As the urgency to combat climate change and promote energy efficiency intensifies, the construction and design of sustainable buildings are becoming increasingly important. Solar thermal energy, which harnesses sunlight to generate heat, plays a significant role in this endeavor. By integrating solar thermal systems into building design, architects and builders can enhance energy efficiency, reduce operational costs, and minimize the environmental impact of buildings. This article explores the role of solar thermal energy in sustainable building design, highlighting its benefits, applications, and considerations.
Understanding Solar Thermal Energy
Solar thermal energy systems capture sunlight using solar collectors, which convert solar radiation into heat.
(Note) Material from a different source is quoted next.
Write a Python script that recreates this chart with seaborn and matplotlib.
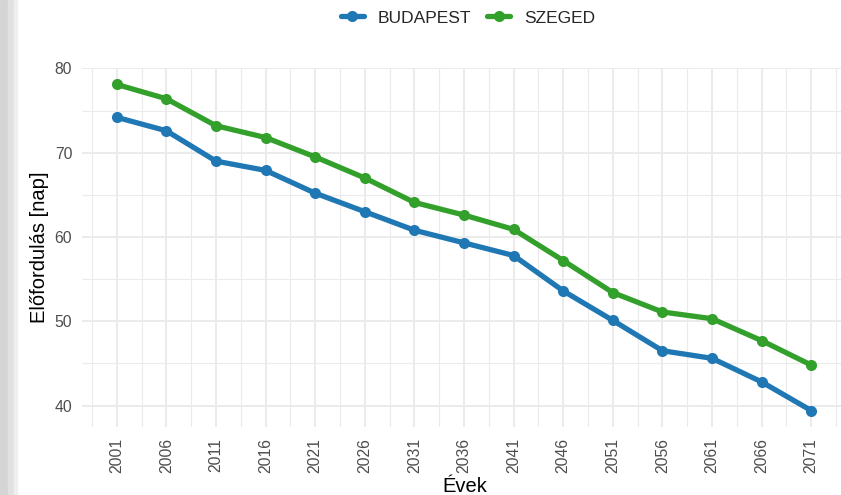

This heat can be used for various applications, including space heating, domestic hot water production, and even industrial processes. Unlike solar photovoltaic (PV) systems, which generate electricity, solar thermal systems focus on providing thermal energy for direct heating needs. The primary components of a solar thermal system include:
– Solar Collector: These are devices that capture sunlight and convert it into heat. Common types include flat-plate collectors and evacuated tube collectors.
– Heat Transfer Fluid: A fluid, often water or a mixture of water and antifreeze, circulates through the solar collectors, absorbing heat.
– Storage Tank: The collected heat is transferred to a storage tank, where it can be stored for later use.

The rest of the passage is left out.